What is being asked> Exactly the lines from the start of the data through the line containing "const seriesColors = ['#000000', '#0a28ff', '#ff2400']" should be output, with both ends kept and nothing added.

Source excerpt>
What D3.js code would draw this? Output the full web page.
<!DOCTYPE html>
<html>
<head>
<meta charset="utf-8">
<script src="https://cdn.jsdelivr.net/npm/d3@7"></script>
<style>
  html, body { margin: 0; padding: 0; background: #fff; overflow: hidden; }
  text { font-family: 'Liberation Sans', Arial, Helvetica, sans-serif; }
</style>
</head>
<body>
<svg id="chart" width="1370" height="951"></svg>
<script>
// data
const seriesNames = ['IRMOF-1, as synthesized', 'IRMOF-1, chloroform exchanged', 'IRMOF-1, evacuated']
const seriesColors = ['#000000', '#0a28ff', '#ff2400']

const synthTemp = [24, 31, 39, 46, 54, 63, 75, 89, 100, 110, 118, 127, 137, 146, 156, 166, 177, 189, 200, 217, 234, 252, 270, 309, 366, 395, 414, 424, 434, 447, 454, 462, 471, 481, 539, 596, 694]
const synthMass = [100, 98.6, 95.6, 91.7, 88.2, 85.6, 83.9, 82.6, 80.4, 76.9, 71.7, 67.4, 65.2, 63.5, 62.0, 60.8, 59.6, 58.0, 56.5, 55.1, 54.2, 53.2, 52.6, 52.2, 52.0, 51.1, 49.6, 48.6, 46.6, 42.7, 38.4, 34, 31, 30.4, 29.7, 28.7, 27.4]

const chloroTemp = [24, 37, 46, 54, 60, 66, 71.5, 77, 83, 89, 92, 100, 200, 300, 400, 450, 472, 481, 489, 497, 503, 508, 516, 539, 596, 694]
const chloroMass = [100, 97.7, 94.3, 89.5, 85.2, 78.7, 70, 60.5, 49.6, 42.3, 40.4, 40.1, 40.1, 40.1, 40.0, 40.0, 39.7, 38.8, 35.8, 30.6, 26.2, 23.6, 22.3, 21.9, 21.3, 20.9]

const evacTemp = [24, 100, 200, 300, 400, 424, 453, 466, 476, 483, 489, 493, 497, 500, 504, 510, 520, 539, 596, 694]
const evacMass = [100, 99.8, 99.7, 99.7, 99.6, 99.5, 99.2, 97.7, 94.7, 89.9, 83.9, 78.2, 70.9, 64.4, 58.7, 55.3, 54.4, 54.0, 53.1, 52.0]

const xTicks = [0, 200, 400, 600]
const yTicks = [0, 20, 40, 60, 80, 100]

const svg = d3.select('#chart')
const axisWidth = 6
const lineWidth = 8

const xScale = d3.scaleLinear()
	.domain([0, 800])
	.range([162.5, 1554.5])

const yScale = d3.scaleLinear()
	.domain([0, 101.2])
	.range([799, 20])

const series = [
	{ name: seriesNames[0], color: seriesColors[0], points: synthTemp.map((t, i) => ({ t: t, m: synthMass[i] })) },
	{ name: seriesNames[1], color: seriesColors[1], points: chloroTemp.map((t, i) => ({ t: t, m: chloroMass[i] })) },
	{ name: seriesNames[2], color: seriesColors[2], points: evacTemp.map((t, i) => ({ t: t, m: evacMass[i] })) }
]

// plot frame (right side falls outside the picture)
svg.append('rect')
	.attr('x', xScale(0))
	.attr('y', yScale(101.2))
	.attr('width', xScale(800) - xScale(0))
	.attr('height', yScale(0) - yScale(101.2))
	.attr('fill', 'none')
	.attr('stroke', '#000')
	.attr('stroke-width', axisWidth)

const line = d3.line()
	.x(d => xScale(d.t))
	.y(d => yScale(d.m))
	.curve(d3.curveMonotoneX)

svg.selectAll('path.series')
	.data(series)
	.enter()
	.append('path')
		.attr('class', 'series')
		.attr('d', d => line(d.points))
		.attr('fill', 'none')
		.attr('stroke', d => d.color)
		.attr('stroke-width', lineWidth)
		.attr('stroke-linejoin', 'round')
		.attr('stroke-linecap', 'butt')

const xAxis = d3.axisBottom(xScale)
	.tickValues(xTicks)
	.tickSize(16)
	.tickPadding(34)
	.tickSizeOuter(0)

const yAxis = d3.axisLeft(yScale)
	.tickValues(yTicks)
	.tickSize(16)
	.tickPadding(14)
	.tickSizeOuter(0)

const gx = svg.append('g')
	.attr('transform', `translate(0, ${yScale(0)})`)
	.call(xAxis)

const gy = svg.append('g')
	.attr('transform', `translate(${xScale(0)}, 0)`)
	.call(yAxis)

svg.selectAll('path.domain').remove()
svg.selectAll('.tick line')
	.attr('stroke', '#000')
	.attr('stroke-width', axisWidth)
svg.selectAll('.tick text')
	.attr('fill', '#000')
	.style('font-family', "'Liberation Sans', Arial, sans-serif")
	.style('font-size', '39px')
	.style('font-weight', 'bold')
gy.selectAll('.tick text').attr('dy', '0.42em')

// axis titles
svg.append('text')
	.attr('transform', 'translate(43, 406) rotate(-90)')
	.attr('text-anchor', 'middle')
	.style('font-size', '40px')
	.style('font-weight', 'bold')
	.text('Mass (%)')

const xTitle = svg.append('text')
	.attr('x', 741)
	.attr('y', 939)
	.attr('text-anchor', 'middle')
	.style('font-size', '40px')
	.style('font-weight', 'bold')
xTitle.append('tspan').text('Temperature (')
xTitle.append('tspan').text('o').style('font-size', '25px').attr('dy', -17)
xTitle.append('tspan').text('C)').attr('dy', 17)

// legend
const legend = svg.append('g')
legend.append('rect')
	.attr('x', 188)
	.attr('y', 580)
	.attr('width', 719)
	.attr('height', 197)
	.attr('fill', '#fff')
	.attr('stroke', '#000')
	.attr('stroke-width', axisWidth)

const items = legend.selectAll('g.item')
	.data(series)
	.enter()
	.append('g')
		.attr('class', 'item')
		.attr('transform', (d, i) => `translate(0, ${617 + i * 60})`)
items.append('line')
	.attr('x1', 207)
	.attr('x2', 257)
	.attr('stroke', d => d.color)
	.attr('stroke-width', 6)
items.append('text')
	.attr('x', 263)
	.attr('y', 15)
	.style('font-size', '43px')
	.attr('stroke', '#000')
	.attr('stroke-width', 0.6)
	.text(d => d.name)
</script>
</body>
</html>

The output>
What D3.js code would draw this? Output the full web page.
<!DOCTYPE html>
<html>
<head>
<meta charset="utf-8">
<script src="https://cdn.jsdelivr.net/npm/d3@7"></script>
<style>
  html, body { margin: 0; padding: 0; background: #fff; overflow: hidden; }
  text { font-family: 'Liberation Sans', Arial, Helvetica, sans-serif; }
</style>
</head>
<body>
<svg id="chart" width="1370" height="951"></svg>
<script>
// data
const seriesNames = ['IRMOF-1, as synthesized', 'IRMOF-1, chloroform exchanged', 'IRMOF-1, evacuated']
const seriesColors = ['#000000', '#0a28ff', '#ff2400']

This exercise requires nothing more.